IPT has developed two powerful weapons that work together and are aimed directly at this problem. First, the IRS 3200M standardises room treatments by automating the process and is designed to deliver a 3 to 6 log reduction in colony forming units on all exposed surfaces within an enclosed space. All exposed surfaces and room air are treated simultaneously, eliminating human error in the manual terminal cleaning process.

Second, the IRS 3200 incorporates Steri-Trak, which provides documentation and related reports of treatment location (bar coded rooms), operator, treatment time and treatment success or failure.

To understand how the IRS 3200m and Steri-Trak will affect healthcare, it is vital to comprehend the current difficulty in eliminating multi-drug-resistant pathogens from the environment of care.

Every guidance document on HAI elimination recommends meticulous cleaning and disinfection of the patient care environment. Multi-drug-resistant pathogens survive on surfaces for weeks or months. Although the organisms don’t have the ability to hop up off the bed rail to colonise patients, caregivers and patients touch contaminated surfaces and then themselves or one another.

There are thousands of interactions between caregivers and patients and the environment of care in any given facility on any given day. MDROs wait on a surface until they are lifted up and taken to their final destination, the susceptible host.

Rising healthcare costs have prompted payers to increase focus on preventable conditions. In recent years a proliferation of technologies ranging from microfibre clothes to fluorescent tracking dyes have been introduced to aid in the meticulous cleaning of the environment of care.

Indeed, as several recent studies have revealed, the meticulous cleaning of the environment of care is difficult to achieve. In 2008, a study published by the department of veterans affairs medical centre demonstrated that 78% of rooms with Clostridium Difficile Associated Disease (CDAD) patients were colonised with Clostridium difficile after the terminal cleaning process.

In the same year, researchers also revealed that disinfecting wipes were more likely to spread pathogens than to eliminate them. Achieving meticulous cleaning is elusive but it is even harder to know when it has been achieved.

Given the number of patient discharges or transfer events, healthcare facilities don’t have the time or resources to culture every patient care space after every patient interaction. Nor is it realistic to follow cleaning staff around the hospital to ensure that all high touch surfaces are correctly disinfected. Certainly there is a level of soil that may be readily observed, but no one is able to see the invisible pathogens that may remain after a hasty terminal clean.

Patients known to harbour an MDRO are isolated and put into droplet or contact precautions. But we still don’t always know when a patient is colonised by an MDRO, nor when a patient poses a risk to the next occupant of a room. Knowing what is being done to mitigate risk is important enough to attain the level of a priority recommendation in the Health and Human Services agenda to combat HAIs.

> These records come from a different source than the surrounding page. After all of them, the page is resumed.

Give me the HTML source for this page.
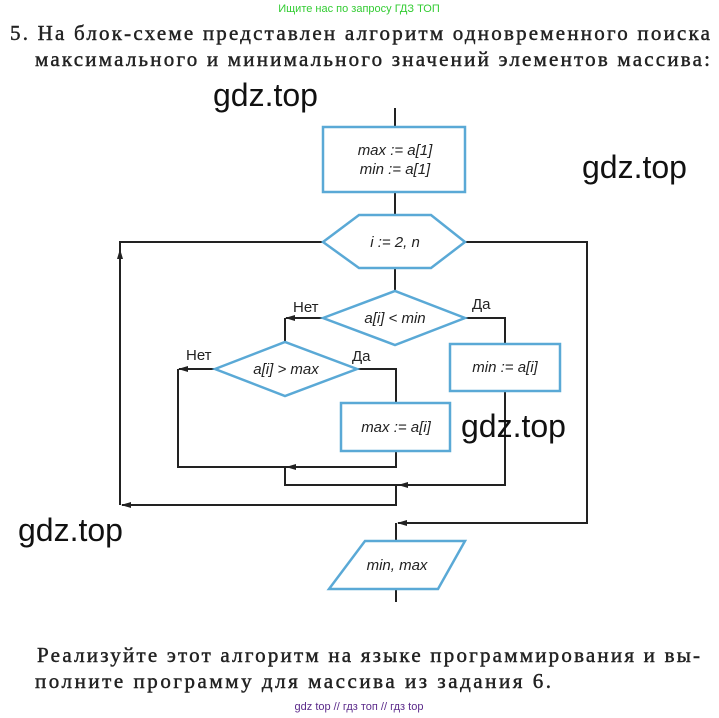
<!DOCTYPE html>
<html><head><meta charset="utf-8"><style>
html,body{margin:0;padding:0;background:#fff;}
svg{display:block;}
.s{font-family:"Liberation Serif",serif;font-size:21px;fill:#222;stroke:#222;stroke-width:0.45;}
.m{font-family:"Liberation Sans",sans-serif;font-size:15px;font-style:italic;fill:#222;}
.l{font-family:"Liberation Sans",sans-serif;font-size:15px;fill:#222;}
.w{font-family:"Liberation Sans",sans-serif;font-size:32px;fill:#111;}
.b{fill:#fff;stroke:#5aa9d6;stroke-width:2.5;}
.c{fill:none;stroke:#222;stroke-width:2;}
</style></head><body>
<svg width="719" height="718" viewBox="0 0 719 718">
<defs><marker id="a" markerWidth="10" markerHeight="8" refX="9" refY="4" orient="auto" markerUnits="userSpaceOnUse"><path d="M0,1 L10,4 L0,7 Z" fill="#222"/></marker></defs>
<text x="359" y="12" text-anchor="middle" font-family="Liberation Sans,sans-serif" font-size="11" fill="#33cc33">Ищите нас по запросу ГДЗ ТОП</text>
<text class="s" x="10" y="40" textLength="700" lengthAdjust="spacing">5. На блок-схеме представлен алгоритм одновременного поиска</text>
<text class="s" x="35" y="66" textLength="675" lengthAdjust="spacing">максимального и минимального значений элементов массива:</text>
<text class="s" x="37" y="662" textLength="663" lengthAdjust="spacing">Реализуйте этот алгоритм на языке программирования и вы-</text>
<text class="s" x="35" y="688" textLength="516" lengthAdjust="spacing">полните программу для массива из задания 6.</text>
<text x="359" y="710" text-anchor="middle" font-family="Liberation Sans,sans-serif" font-size="11" fill="#5b2a8a">gdz top  //  гдз топ  //  гдз top</text>

<path class="c" d="M395,108 V127 M395,192 V215 M395,268 V291"/>
<path class="c" d="M323,242 H120 V505" />
<path class="c" d="M120,505 V250" marker-end="url(#a)"/>
<path class="c" d="M465,242 H587 V523 H398" marker-end="url(#a)"/>
<path class="c" d="M396,523 V602 M396,523 V541"/>
<path class="c" d="M323,318 H286" marker-end="url(#a)"/>
<path class="c" d="M285,318 V343"/>
<path class="c" d="M465,318 H505 V345"/>
<path class="c" d="M215,369 H179" marker-end="url(#a)"/>
<path class="c" d="M178,369 V467 H396 V451"/>
<path class="c" d="M357,369 H396 V403"/>
<path class="c" d="M396,467 H287" marker-end="url(#a)"/>
<path class="c" d="M285,467 V485 H505 V391"/>
<path class="c" d="M505,485 H399" marker-end="url(#a)"/>
<path class="c" d="M396,485 V505 H122" marker-end="url(#a)"/>

<rect class="b" x="323" y="127" width="142" height="65"/>
<text class="m" x="395" y="155" text-anchor="middle">max := a[1]</text>
<text class="m" x="395" y="174" text-anchor="middle">min := a[1]</text>
<polygon class="b" points="323,242 359,215 431,215 465,242 431,268 359,268"/>
<text class="m" x="395" y="247" text-anchor="middle">i := 2, n</text>
<polygon class="b" points="323,318 395,291 465,318 395,345"/>
<text class="m" x="395" y="323" text-anchor="middle">a[i] &lt; min</text>
<polygon class="b" points="215,369 285,342 357,369 285,396"/>
<text class="m" x="286" y="374" text-anchor="middle">a[i] &gt; max</text>
<rect class="b" x="450" y="344" width="110" height="47"/>
<text class="m" x="505" y="372" text-anchor="middle">min := a[i]</text>
<rect class="b" x="341" y="403" width="109" height="48"/>
<text class="m" x="396" y="432" text-anchor="middle">max := a[i]</text>
<polygon class="b" points="365,541 465,541 438,589 329,589"/>
<text class="m" x="397" y="570" text-anchor="middle">min, max</text>

<text class="l" x="293" y="312">Нет</text>
<text class="l" x="472" y="309">Да</text>
<text class="l" x="186" y="360">Нет</text>
<text class="l" x="352" y="361">Да</text>

<text class="w" x="213" y="106">gdz.top</text>
<text class="w" x="582" y="178">gdz.top</text>
<text class="w" x="461" y="437">gdz.top</text>
<text class="w" x="18" y="541">gdz.top</text>
</svg>
</body></html>
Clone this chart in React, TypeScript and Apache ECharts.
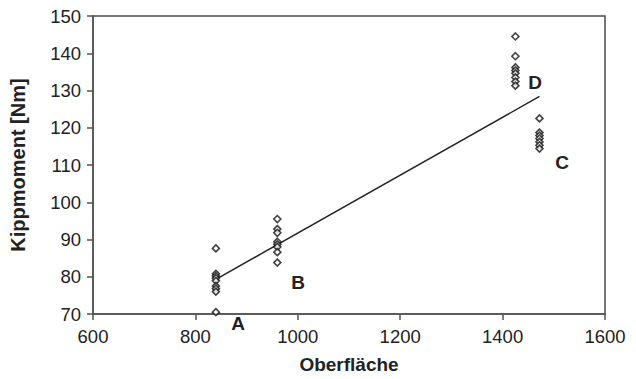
import React, { useEffect, useRef } from "react";
import * as echarts from "echarts";

const xA = 840;
const valuesA = [87.6, 80.8, 80.2, 79.6, 78.9, 77.5, 76.8, 76.0, 70.5];
const xB = 960;
const valuesB = [95.5, 92.8, 91.8, 89.4, 88.7, 88.0, 86.6, 83.8];
const xC = 1472;
const valuesC = [122.5, 118.7, 117.9, 117.1, 116.2, 115.3, 114.4];
const xD = 1425;
const valuesD = [144.5, 139.2, 136.2, 135.4, 134.6, 133.5, 132.4, 131.3];

const trendX = [840, 1472];
const trendY = [79.3, 128.4];

const groupLabels = ["A", "B", "C", "D"];

const font = "'Liberation Sans', Arial, sans-serif";

export default function App() {
  const ref = useRef<HTMLDivElement>(null);
  useEffect(() => {
    document.body.style.margin = "0";
    const chart = echarts.init(ref.current!, null, { renderer: "svg" });
    const pts = [
      ...valuesA.map((v) => [xA, v]),
      ...valuesB.map((v) => [xB, v]),
      ...valuesC.map((v) => [xC, v]),
      ...valuesD.map((v) => [xD, v]),
    ];
    const labelPos: [number, number][] = [
      [238, 323],
      [298, 282],
      [562, 162],
      [535, 82],
    ];
    chart.setOption({
      animation: false,
      backgroundColor: "#ffffff",
      grid: {
        left: 93,
        right: 31,
        top: 16,
        bottom: 63,
        show: true,
        borderColor: "#4a4a4a",
        borderWidth: 1.5,
        backgroundColor: "transparent",
      },
      xAxis: {
        type: "value",
        min: 600,
        max: 1600,
        interval: 200,
        name: "Oberfläche",
        nameLocation: "middle",
        nameGap: 41,
        nameTextStyle: { fontFamily: font, fontSize: 19, fontWeight: "bold", color: "#222" },
        axisLine: { show: true, lineStyle: { color: "#555", width: 1.5 } },
        axisTick: { show: true, length: 6, lineStyle: { color: "#555", width: 1.5 } },
        axisLabel: {
          fontFamily: font,
          fontSize: 18.5,
          color: "#222",
          margin: 13,
          formatter: (v: number) => String(v),
        },
        splitLine: { show: false },
      },
      yAxis: {
        type: "value",
        min: 70,
        max: 150,
        interval: 10,
        name: "Kippmoment [Nm]",
        nameLocation: "middle",
        nameGap: 65,
        nameRotate: 90,
        nameTextStyle: { fontFamily: font, fontSize: 20, fontWeight: "bold", color: "#222" },
        axisLine: { show: true, lineStyle: { color: "#555", width: 1.5 } },
        axisTick: { show: true, length: 6, lineStyle: { color: "#555", width: 1.5 } },
        axisLabel: { fontFamily: font, fontSize: 18.5, color: "#222", margin: 12 },
        splitLine: { show: false },
      },
      graphic: groupLabels.map((t, i) => ({
        type: "text",
        x: labelPos[i][0],
        y: labelPos[i][1],
        style: {
          text: t,
          font: `bold 19px ${font}`,
          fill: "#222",
          textAlign: "center",
          textVerticalAlign: "middle",
        },
      })),
      series: [
        {
          type: "line",
          data: trendX.map((x, i) => [x, trendY[i]]),
          symbol: "none",
          lineStyle: { color: "#222", width: 1.5 },
          z: 2,
        },
        {
          type: "scatter",
          data: pts,
          symbol: "diamond",
          symbolSize: 7,
          itemStyle: { color: "#ffffff", borderColor: "#111", borderWidth: 1.6 },
          z: 3,
          clip: false,
        },
      ],
    });
    return () => chart.dispose();
  }, []);
  return <div ref={ref} style={{ width: 636, height: 379 }} />;
}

The IRS 3200m system provides process standardisation, empowering hospital management to know that the room has been thoroughly treated and provide the documentation to back it up. It offers complete and timely automation for surface treatment and Steri-Trak provides a rock-solid “chain of custody” approach to documenting that the job is complete.

The system automates the treatment of exposed patient room surfaces and minimises treatment time with its patent pending Balanced Field and Boost technologies. It creates the highest intensity UV-C disinfection flux available in a mobile system, inactivating micro-organisms by the rapid polymerisation of nucleic acids.